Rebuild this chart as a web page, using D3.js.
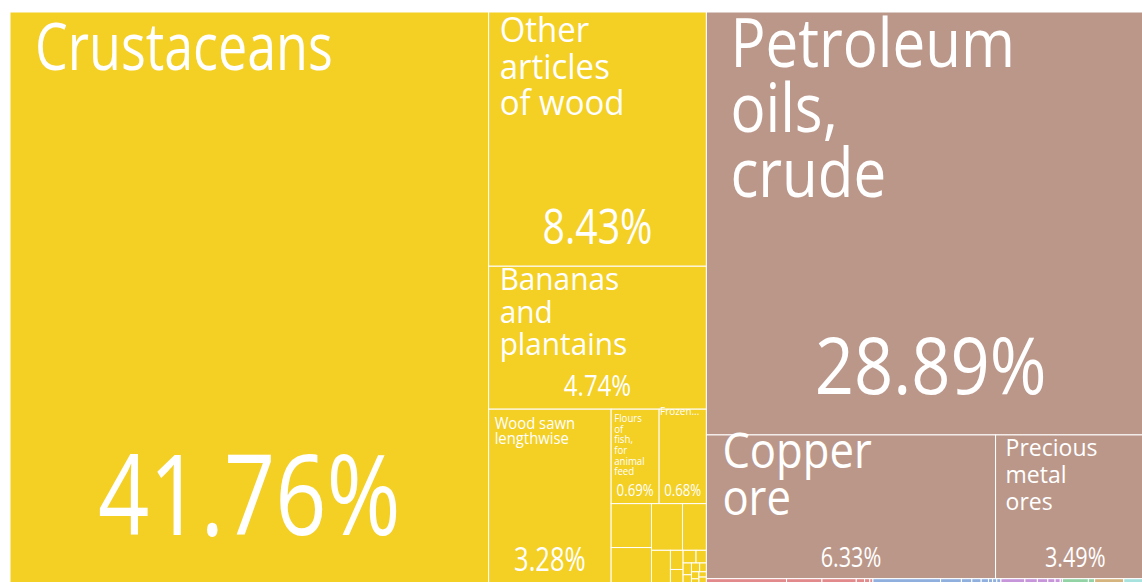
<!DOCTYPE html>
<html>
<head>
<meta charset="utf-8">
<script src="https://cdn.jsdelivr.net/npm/d3@7"></script>
<style>
  body { margin: 0; background: #fff; }
  text { font-family: "Open Sans", sans-serif; fill: #fff; }
</style>
</head>
<body>
<svg id="chart" width="1142" height="582"></svg>
<script>
// product groups (top level of the treemap)
var groupNames = ["Animal, vegetable & wood products", "Mineral products", "Chemical products",
                  "Machines", "Textiles", "Plastics & rubbers", "Metals", "Miscellaneous"];

// products: name, group index, share of total exports (%)
var productNames = [
  "Crustaceans", "Other articles of wood", "Bananas and plantains", "Wood sawn lengthwise",
  "Flours of fish, for animal feed", "Frozen fish",
  "Cocoa beans", "Fish fillets", "Dried fruits", "Plywood", "Fish oil", "Cut flowers",
  "Particle board", "Fruit juice", "Balsa wood", "Prepared fish", "Coffee", "Palm oil",
  "Wood charcoal", "Animal hair", "Raw hides", "Tropical fruits", "Vegetable saps",
  "Petroleum oils, crude", "Copper ore", "Precious metal ores",
  "Essential oils", "Pharmaceuticals", "Fertilizers", "Dyes", "Soaps", "Glues",
  "Electrical parts", "Pumps", "Valves", "Motors", "Cables", "Transformers", "Batteries", "Switches",
  "Knit garments", "Yarn", "Cotton fabric", "Sacks", "Twine", "Felt",
  "Rubber articles", "Plastic packaging",
  "Scrap metal",
  "Handicrafts"
];
var productGroups = [
  0, 0, 0, 0, 0, 0,
  0, 0, 0, 0, 0, 0, 0, 0, 0, 0, 0, 0, 0, 0, 0, 0, 0,
  1, 1, 1,
  2, 2, 2, 2, 2, 2,
  3, 3, 3, 3, 3, 3, 3, 3,
  4, 4, 4, 4, 4, 4,
  5, 5,
  6,
  7
];
var productShares = [
  41.76, 8.43, 4.74, 3.28, 0.69, 0.68,
  0.27, 0.23, 0.22, 0.17, 0.10, 0.037, 0.03, 0.025, 0.02, 0.015, 0.013, 0.011, 0.009, 0.008, 0.007, 0.006, 0.009,
  28.89, 6.33, 3.49,
  0.077, 0.034, 0.033, 0.008, 0.005, 0.003,
  0.065, 0.02, 0.01, 0.009, 0.007, 0.004, 0.004, 0.004,
  0.023, 0.012, 0.01, 0.007, 0.005, 0.002,
  0.025, 0.006,
  0.028,
  0.03
];

var groupColors = ["#f4cf24", "#bb978a", "#e2898b", "#8fafdf", "#c796da", "#92d3a6", "#d5b47e", "#a7e2df"];

// how each labelled cell writes its name and share
// fs/lh: name size and line step, px/top: name offset in the cell, sx: glyph width,
// pfs: share size, pb: share baseline above the cell bottom (in em), psx: share glyph width
var labelStyle = {
  "Crustaceans":                    { lines: ["Crustaceans"], fs: 65, lh: 65, px: 25, top: 58, sx: 0.8, pfs: 112 },
  "Other articles of wood":         { lines: ["Other", "articles", "of wood"], fs: 34, lh: 36.5, px: 11, top: 30, sx: 0.97, pfs: 49 },
  "Bananas and plantains":          { lines: ["Bananas", "and", "plantains"], fs: 31, lh: 32.5, px: 11, top: 24, sx: 0.96, pfs: 30 },
  "Wood sawn lengthwise":           { lines: ["Wood sawn", "lengthwise"], fs: 16.5, lh: 15, px: 6, top: 20, sx: 0.9, pfs: 32 },
  "Flours of fish, for animal feed":{ lines: ["Flours", "of", "fish,", "for", "animal", "feed"], fs: 11, lh: 10.6, px: 3, top: 13, sx: 0.88, pfs: 16.5 },
  "Frozen fish":                    { lines: ["Frozen..."], fs: 11, lh: 11, px: 1, top: 6, sx: 0.9, pfs: 16.5 },
  "Petroleum oils, crude":          { lines: ["Petroleum", "oils,", "crude"], fs: 67, lh: 65, px: 24, top: 55, sx: 0.87, pfs: 78, pb: 0.53, psx: 0.88 },
  "Copper ore":                     { lines: ["Copper", "ore"], fs: 49, lh: 47, px: 16, top: 33, sx: 0.89, pfs: 27 },
  "Precious metal ores":            { lines: ["Precious", "metal", "ores"], fs: 23, lh: 27, px: 10, top: 21, sx: 1.0, pfs: 27 }
};

var mapLeft = 10, mapTop = 12, mapW = 1145, mapH = 573;

var svg = d3.select("#chart");

var tree = {
  name: "Exports",
  children: groupNames.map(function (g, gi) {
    return {
      name: g, gi: gi,
      children: productNames.map(function (p, i) {
        return { name: p, gi: productGroups[i], share: productShares[i] };
      }).filter(function (p) { return p.gi === gi; })
    };
  })
};

var root = d3.hierarchy(tree).sum(function (d) { return d.share || 0; });

d3.treemap()
  .tile(d3.treemapSquarify.ratio(1))
  .size([mapW, mapH])(root);

var cells = svg.append("g").attr("transform", "translate(" + mapLeft + "," + mapTop + ")");

cells.selectAll("rect")
  .data(root.leaves())
  .enter().append("rect")
  .attr("x", function (d) { return d.x0; })
  .attr("y", function (d) { return d.y0; })
  .attr("width", function (d) { return d.x1 - d.x0; })
  .attr("height", function (d) { return d.y1 - d.y0; })
  .attr("fill", function (d) { return groupColors[d.data.gi]; })
  .attr("stroke", "#fff")
  .attr("stroke-width", 1);

root.leaves().forEach(function (d) {
  var st = labelStyle[d.data.name];
  if (!st) return;

  var name = cells.append("g")
    .attr("transform", "translate(" + (d.x0 + st.px) + "," + (d.y0 + st.top) + ") scale(" + st.sx + ",1)");
  st.lines.forEach(function (t, i) {
    name.append("text")
      .attr("y", i * st.lh)
      .attr("font-size", st.fs)
      .text(t);
  });

  var pb = st.pb || 0.45, psx = st.psx || 0.8;
  cells.append("g")
    .attr("transform", "translate(" + ((d.x0 + d.x1) / 2) + "," + (d.y1 - pb * st.pfs) + ") scale(" + psx + ",1)")
    .append("text")
    .attr("text-anchor", "middle")
    .attr("font-size", st.pfs)
    .text(d.data.share.toFixed(2) + "%");
});
</script>
</body>
</html>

▸ What you should do
Copy out all of the material exactly as written, without its pictures.

▸ Output for this task
Rebuild this chart as a web page, using D3.js.
<!DOCTYPE html>
<html>
<head>
<meta charset="utf-8">
<script src="https://cdn.jsdelivr.net/npm/d3@7"></script>
<style>
  body { margin: 0; background: #fff; }
  text { font-family: "Open Sans", sans-serif; fill: #fff; }
</style>
</head>
<body>
<svg id="chart" width="1142" height="582"></svg>
<script>
// product groups (top level of the treemap)
var groupNames = ["Animal, vegetable & wood products", "Mineral products", "Chemical products",
                  "Machines", "Textiles", "Plastics & rubbers", "Metals", "Miscellaneous"];

// products: name, group index, share of total exports (%)
var productNames = [
  "Crustaceans", "Other articles of wood", "Bananas and plantains", "Wood sawn lengthwise",
  "Flours of fish, for animal feed", "Frozen fish",
  "Cocoa beans", "Fish fillets", "Dried fruits", "Plywood", "Fish oil", "Cut flowers",
  "Particle board", "Fruit juice", "Balsa wood", "Prepared fish", "Coffee", "Palm oil",
  "Wood charcoal", "Animal hair", "Raw hides", "Tropical fruits", "Vegetable saps",
  "Petroleum oils, crude", "Copper ore", "Precious metal ores",
  "Essential oils", "Pharmaceuticals", "Fertilizers", "Dyes", "Soaps", "Glues",
  "Electrical parts", "Pumps", "Valves", "Motors", "Cables", "Transformers", "Batteries", "Switches",
  "Knit garments", "Yarn", "Cotton fabric", "Sacks", "Twine", "Felt",
  "Rubber articles", "Plastic packaging",
  "Scrap metal",
  "Handicrafts"
];
var productGroups = [
  0, 0, 0, 0, 0, 0,
  0, 0, 0, 0, 0, 0, 0, 0, 0, 0, 0, 0, 0, 0, 0, 0, 0,
  1, 1, 1,
  2, 2, 2, 2, 2, 2,
  3, 3, 3, 3, 3, 3, 3, 3,
  4, 4, 4, 4, 4, 4,
  5, 5,
  6,
  7
];
var productShares = [
  41.76, 8.43, 4.74, 3.28, 0.69, 0.68,
  0.27, 0.23, 0.22, 0.17, 0.10, 0.037, 0.03, 0.025, 0.02, 0.015, 0.013, 0.011, 0.009, 0.008, 0.007, 0.006, 0.009,
  28.89, 6.33, 3.49,
  0.077, 0.034, 0.033, 0.008, 0.005, 0.003,
  0.065, 0.02, 0.01, 0.009, 0.007, 0.004, 0.004, 0.004,
  0.023, 0.012, 0.01, 0.007, 0.005, 0.002,
  0.025, 0.006,
  0.028,
  0.03
];

var groupColors = ["#f4cf24", "#bb978a", "#e2898b", "#8fafdf", "#c796da", "#92d3a6", "#d5b47e", "#a7e2df"];

// how each labelled cell writes its name and share
// fs/lh: name size and line step, px/top: name offset in the cell, sx: glyph width,
// pfs: share size, pb: share baseline above the cell bottom (in em), psx: share glyph width
var labelStyle = {
  "Crustaceans":                    { lines: ["Crustaceans"], fs: 65, lh: 65, px: 25, top: 58, sx: 0.8, pfs: 112 },
  "Other articles of wood":         { lines: ["Other", "articles", "of wood"], fs: 34, lh: 36.5, px: 11, top: 30, sx: 0.97, pfs: 49 },
  "Bananas and plantains":          { lines: ["Bananas", "and", "plantains"], fs: 31, lh: 32.5, px: 11, top: 24, sx: 0.96, pfs: 30 },
  "Wood sawn lengthwise":           { lines: ["Wood sawn", "lengthwise"], fs: 16.5, lh: 15, px: 6, top: 20, sx: 0.9, pfs: 32 },
  "Flours of fish, for animal feed":{ lines: ["Flours", "of", "fish,", "for", "animal", "feed"], fs: 11, lh: 10.6, px: 3, top: 13, sx: 0.88, pfs: 16.5 },
  "Frozen fish":                    { lines: ["Frozen..."], fs: 11, lh: 11, px: 1, top: 6, sx: 0.9, pfs: 16.5 },
  "Petroleum oils, crude":          { lines: ["Petroleum", "oils,", "crude"], fs: 67, lh: 65, px: 24, top: 55, sx: 0.87, pfs: 78, pb: 0.53, psx: 0.88 },
  "Copper ore":                     { lines: ["Copper", "ore"], fs: 49, lh: 47, px: 16, top: 33, sx: 0.89, pfs: 27 },
  "Precious metal ores":            { lines: ["Precious", "metal", "ores"], fs: 23, lh: 27, px: 10, top: 21, sx: 1.0, pfs: 27 }
};

var mapLeft = 10, mapTop = 12, mapW = 1145, mapH = 573;

var svg = d3.select("#chart");

var tree = {
  name: "Exports",
  children: groupNames.map(function (g, gi) {
    return {
      name: g, gi: gi,
      children: productNames.map(function (p, i) {
        return { name: p, gi: productGroups[i], share: productShares[i] };
      }).filter(function (p) { return p.gi === gi; })
    };
  })
};

var root = d3.hierarchy(tree).sum(function (d) { return d.share || 0; });

d3.treemap()
  .tile(d3.treemapSquarify.ratio(1))
  .size([mapW, mapH])(root);

var cells = svg.append("g").attr("transform", "translate(" + mapLeft + "," + mapTop + ")");

cells.selectAll("rect")
  .data(root.leaves())
  .enter().append("rect")
  .attr("x", function (d) { return d.x0; })
  .attr("y", function (d) { return d.y0; })
  .attr("width", function (d) { return d.x1 - d.x0; })
  .attr("height", function (d) { return d.y1 - d.y0; })
  .attr("fill", function (d) { return groupColors[d.data.gi]; })
  .attr("stroke", "#fff")
  .attr("stroke-width", 1);

root.leaves().forEach(function (d) {
  var st = labelStyle[d.data.name];
  if (!st) return;

  var name = cells.append("g")
    .attr("transform", "translate(" + (d.x0 + st.px) + "," + (d.y0 + st.top) + ") scale(" + st.sx + ",1)");
  st.lines.forEach(function (t, i) {
    name.append("text")
      .attr("y", i * st.lh)
      .attr("font-size", st.fs)
      .text(t);
  });

  var pb = st.pb || 0.45, psx = st.psx || 0.8;
  cells.append("g")
    .attr("transform", "translate(" + ((d.x0 + d.x1) / 2) + "," + (d.y1 - pb * st.pfs) + ") scale(" + psx + ",1)")
    .append("text")
    .attr("text-anchor", "middle")
    .attr("font-size", st.pfs)
    .text(d.data.share.toFixed(2) + "%");
});
</script>
</body>
</html>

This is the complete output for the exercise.